### [PROBLEM DESCRIPTION]
Your job is to retype all of the data word for word, leaving every image out.

── DATA LINES ──

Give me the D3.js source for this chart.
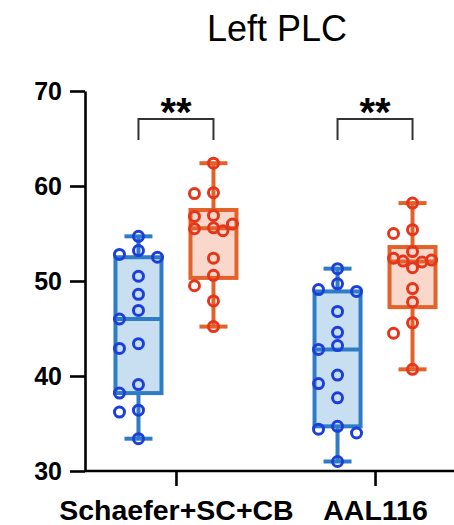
<!DOCTYPE html>
<html>
<head>
<meta charset="utf-8">
<script src="https://cdn.jsdelivr.net/npm/d3@7"></script>
<style>
  body { margin: 0; background: #fff; }
  svg text { font-family: "Liberation Sans", Arial, sans-serif; }
</style>
</head>
<body>
<div id="chart"></div>
<script>
// atlas groups on the x axis, two conditions per group
const atlases = ['Schaefer+SC+CB', 'AAL116'];
const conditions = ['blue', 'orange'];

// Left PLC values
const schaeferBlue = [54.7, 53.2, 52.8, 52.5, 50.5, 48.6, 46.9, 46.0, 43.4, 42.9, 39.1, 38.2, 36.4, 36.2, 33.4];
const schaeferOrange = [62.4, 59.3, 59.2, 56.8, 56.9, 55.5, 55.3, 55.6, 56.0, 52.4, 50.6, 49.5, 47.9, 45.2];
const aalBlue = [51.3, 49.7, 48.9, 49.1, 46.8, 44.6, 43.2, 42.8, 40.1, 39.2, 37.7, 34.7, 34.4, 34.0, 31.0];
const aalOrange = [58.2, 55.4, 55.0, 53.1, 52.1, 51.4, 52.2, 52.4, 52.0, 49.2, 47.8, 45.6, 44.5, 40.7];

const yTicks = [30, 40, 50, 60, 70];
const sigLabels = ['**', '**'];

const width = 454, height = 525;
const colors = {
  blue: { box: '#2f7cc6', fill: '#c8dff2', pt: '#1c3fdc' },
  orange: { box: '#e2622a', fill: '#f9d8cb', pt: '#e5351a' }
};

const series = [
  { atlas: atlases[0], cond: 'blue', values: schaeferBlue },
  { atlas: atlases[0], cond: 'orange', values: schaeferOrange },
  { atlas: atlases[1], cond: 'blue', values: aalBlue },
  { atlas: atlases[1], cond: 'orange', values: aalOrange }
];

const svg = d3.select('#chart').append('svg')
  .attr('width', width).attr('height', height);

const x = d3.scalePoint().domain(atlases).range([85, 466]).padding(0.457);
const dx = d3.scalePoint().domain(conditions).range([-37.5, 37.5]);
const y = d3.scaleLinear().domain([30, 70]).range([471, 91]);

// quartiles like GraphPad (n+1 method)
function quant(sorted, p) {
  const n = sorted.length;
  let pos = p * (n + 1);
  if (pos <= 1) return sorted[0];
  if (pos >= n) return sorted[n - 1];
  const lo = Math.floor(pos);
  return sorted[lo - 1] + (pos - lo) * (sorted[lo] - sorted[lo - 1]);
}

// title
svg.append('text')
  .attr('x', 277).attr('y', 41)
  .attr('text-anchor', 'middle')
  .style('font-size', '36px')
  .text('Left PLC');

// axes
const yAxis = svg.append('g')
  .attr('transform', 'translate(85,0)')
  .call(d3.axisLeft(y).tickValues(yTicks).tickSizeInner(15).tickSizeOuter(0).tickPadding(8));

const xAxis = svg.append('g')
  .attr('transform', 'translate(0,471)')
  .call(d3.axisBottom(x).tickSizeInner(15).tickSizeOuter(0).tickPadding(14));

xAxis.select('.domain').attr('d', 'M85,0H' + width);

svg.selectAll('.domain, .tick line')
  .attr('stroke', '#000').attr('stroke-width', 2.6);
yAxis.selectAll('.tick text')
  .style('font-size', '25px').style('font-weight', 'bold').attr('fill', '#000');
xAxis.selectAll('.tick text')
  .style('font-size', '28.5px').style('font-weight', 'bold').attr('fill', '#000');

const boxW = 46, capW = 28;

series.forEach(s => {
  const sorted = s.values.slice().sort(d3.ascending);
  const q1 = quant(sorted, 0.25), med = quant(sorted, 0.5), q3 = quant(sorted, 0.75);
  const lo = sorted[0], hi = sorted[sorted.length - 1];
  const cx = x(s.atlas) + dx(s.cond);
  const c = colors[s.cond];
  const g = svg.append('g');

  // whiskers
  g.append('line').attr('x1', cx).attr('x2', cx).attr('y1', y(hi)).attr('y2', y(lo))
    .attr('stroke', c.box).attr('stroke-width', 4);
  [lo, hi].forEach(v => {
    g.append('line').attr('x1', cx - capW / 2).attr('x2', cx + capW / 2)
      .attr('y1', y(v)).attr('y2', y(v))
      .attr('stroke', c.box).attr('stroke-width', 4);
  });
  // box
  g.append('rect')
    .attr('x', cx - boxW / 2).attr('width', boxW)
    .attr('y', y(q3)).attr('height', y(q1) - y(q3))
    .attr('fill', c.fill).attr('stroke', c.box).attr('stroke-width', 4);
  g.append('line').attr('x1', cx - boxW / 2).attr('x2', cx + boxW / 2)
    .attr('y1', y(med)).attr('y2', y(med))
    .attr('stroke', c.box).attr('stroke-width', 4);

  // swarm: try a few offsets, keep the first that does not collide,
  // otherwise the least crowded one (points may overlap a bit)
  const tries = [0, -19, 19, -9.5, 9.5];
  const minGap = 12;
  const placed = [];
  sorted.slice().reverse().forEach(v => {
    const py = y(v);
    let best = 0, bestD = -1;
    for (const t of tries) {
      const d = placed.length ? d3.min(placed, p => Math.hypot(p.ox - t, p.py - py)) : Infinity;
      if (d >= minGap) { best = t; bestD = Infinity; break; }
      if (d > bestD) { bestD = d; best = t; }
    }
    placed.push({ ox: best, py });
  });

  g.selectAll('circle.pt').data(placed).enter().append('circle')
    .attr('class', 'pt')
    .attr('cx', d => cx + d.ox)
    .attr('cy', d => d.py)
    .attr('r', 5)
    .attr('fill', 'none')
    .attr('stroke', c.pt)
    .attr('stroke-width', 3);
});

// significance brackets
atlases.forEach((a, i) => {
  const x1 = x(a) + dx('blue'), x2 = x(a) + dx('orange');
  svg.append('path')
    .attr('d', `M${x1},140V119H${x2}V140`)
    .attr('fill', 'none').attr('stroke', '#333').attr('stroke-width', 2);
  svg.append('text')
    .attr('x', (x1 + x2) / 2).attr('y', 126)
    .attr('text-anchor', 'middle')
    .style('font-size', '40px').style('font-weight', 'bold')
    .text(sigLabels[i]);
});
</script>
</body>
</html>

───

### [RESPONSE TO THE EXERCISE]
Give me the D3.js source for this chart.
<!DOCTYPE html>
<html>
<head>
<meta charset="utf-8">
<script src="https://cdn.jsdelivr.net/npm/d3@7"></script>
<style>
  body { margin: 0; background: #fff; }
  svg text { font-family: "Liberation Sans", Arial, sans-serif; }
</style>
</head>
<body>
<div id="chart"></div>
<script>
// atlas groups on the x axis, two conditions per group
const atlases = ['Schaefer+SC+CB', 'AAL116'];
const conditions = ['blue', 'orange'];

// Left PLC values
const schaeferBlue = [54.7, 53.2, 52.8, 52.5, 50.5, 48.6, 46.9, 46.0, 43.4, 42.9, 39.1, 38.2, 36.4, 36.2, 33.4];
const schaeferOrange = [62.4, 59.3, 59.2, 56.8, 56.9, 55.5, 55.3, 55.6, 56.0, 52.4, 50.6, 49.5, 47.9, 45.2];
const aalBlue = [51.3, 49.7, 48.9, 49.1, 46.8, 44.6, 43.2, 42.8, 40.1, 39.2, 37.7, 34.7, 34.4, 34.0, 31.0];
const aalOrange = [58.2, 55.4, 55.0, 53.1, 52.1, 51.4, 52.2, 52.4, 52.0, 49.2, 47.8, 45.6, 44.5, 40.7];

const yTicks = [30, 40, 50, 60, 70];
const sigLabels = ['**', '**'];

const width = 454, height = 525;
const colors = {
  blue: { box: '#2f7cc6', fill: '#c8dff2', pt: '#1c3fdc' },
  orange: { box: '#e2622a', fill: '#f9d8cb', pt: '#e5351a' }
};

const series = [
  { atlas: atlases[0], cond: 'blue', values: schaeferBlue },
  { atlas: atlases[0], cond: 'orange', values: schaeferOrange },
  { atlas: atlases[1], cond: 'blue', values: aalBlue },
  { atlas: atlases[1], cond: 'orange', values: aalOrange }
];

const svg = d3.select('#chart').append('svg')
  .attr('width', width).attr('height', height);

const x = d3.scalePoint().domain(atlases).range([85, 466]).padding(0.457);
const dx = d3.scalePoint().domain(conditions).range([-37.5, 37.5]);
const y = d3.scaleLinear().domain([30, 70]).range([471, 91]);

// quartiles like GraphPad (n+1 method)
function quant(sorted, p) {
  const n = sorted.length;
  let pos = p * (n + 1);
  if (pos <= 1) return sorted[0];
  if (pos >= n) return sorted[n - 1];
  const lo = Math.floor(pos);
  return sorted[lo - 1] + (pos - lo) * (sorted[lo] - sorted[lo - 1]);
}

// title
svg.append('text')
  .attr('x', 277).attr('y', 41)
  .attr('text-anchor', 'middle')
  .style('font-size', '36px')
  .text('Left PLC');

// axes
const yAxis = svg.append('g')
  .attr('transform', 'translate(85,0)')
  .call(d3.axisLeft(y).tickValues(yTicks).tickSizeInner(15).tickSizeOuter(0).tickPadding(8));

const xAxis = svg.append('g')
  .attr('transform', 'translate(0,471)')
  .call(d3.axisBottom(x).tickSizeInner(15).tickSizeOuter(0).tickPadding(14));

xAxis.select('.domain').attr('d', 'M85,0H' + width);

svg.selectAll('.domain, .tick line')
  .attr('stroke', '#000').attr('stroke-width', 2.6);
yAxis.selectAll('.tick text')
  .style('font-size', '25px').style('font-weight', 'bold').attr('fill', '#000');
xAxis.selectAll('.tick text')
  .style('font-size', '28.5px').style('font-weight', 'bold').attr('fill', '#000');

const boxW = 46, capW = 28;

series.forEach(s => {
  const sorted = s.values.slice().sort(d3.ascending);
  const q1 = quant(sorted, 0.25), med = quant(sorted, 0.5), q3 = quant(sorted, 0.75);
  const lo = sorted[0], hi = sorted[sorted.length - 1];
  const cx = x(s.atlas) + dx(s.cond);
  const c = colors[s.cond];
  const g = svg.append('g');

  // whiskers
  g.append('line').attr('x1', cx).attr('x2', cx).attr('y1', y(hi)).attr('y2', y(lo))
    .attr('stroke', c.box).attr('stroke-width', 4);
  [lo, hi].forEach(v => {
    g.append('line').attr('x1', cx - capW / 2).attr('x2', cx + capW / 2)
      .attr('y1', y(v)).attr('y2', y(v))
      .attr('stroke', c.box).attr('stroke-width', 4);
  });
  // box
  g.append('rect')
    .attr('x', cx - boxW / 2).attr('width', boxW)
    .attr('y', y(q3)).attr('height', y(q1) - y(q3))
    .attr('fill', c.fill).attr('stroke', c.box).attr('stroke-width', 4);
  g.append('line').attr('x1', cx - boxW / 2).attr('x2', cx + boxW / 2)
    .attr('y1', y(med)).attr('y2', y(med))
    .attr('stroke', c.box).attr('stroke-width', 4);

  // swarm: try a few offsets, keep the first that does not collide,
  // otherwise the least crowded one (points may overlap a bit)
  const tries = [0, -19, 19, -9.5, 9.5];
  const minGap = 12;
  const placed = [];
  sorted.slice().reverse().forEach(v => {
    const py = y(v);
    let best = 0, bestD = -1;
    for (const t of tries) {
      const d = placed.length ? d3.min(placed, p => Math.hypot(p.ox - t, p.py - py)) : Infinity;
      if (d >= minGap) { best = t; bestD = Infinity; break; }
      if (d > bestD) { bestD = d; best = t; }
    }
    placed.push({ ox: best, py });
  });

  g.selectAll('circle.pt').data(placed).enter().append('circle')
    .attr('class', 'pt')
    .attr('cx', d => cx + d.ox)
    .attr('cy', d => d.py)
    .attr('r', 5)
    .attr('fill', 'none')
    .attr('stroke', c.pt)
    .attr('stroke-width', 3);
});

// significance brackets
atlases.forEach((a, i) => {
  const x1 = x(a) + dx('blue'), x2 = x(a) + dx('orange');
  svg.append('path')
    .attr('d', `M${x1},140V119H${x2}V140`)
    .attr('fill', 'none').attr('stroke', '#333').attr('stroke-width', 2);
  svg.append('text')
    .attr('x', (x1 + x2) / 2).attr('y', 126)
    .attr('text-anchor', 'middle')
    .style('font-size', '40px').style('font-weight', 'bold')
    .text(sigLabels[i]);
});
</script>
</body>
</html>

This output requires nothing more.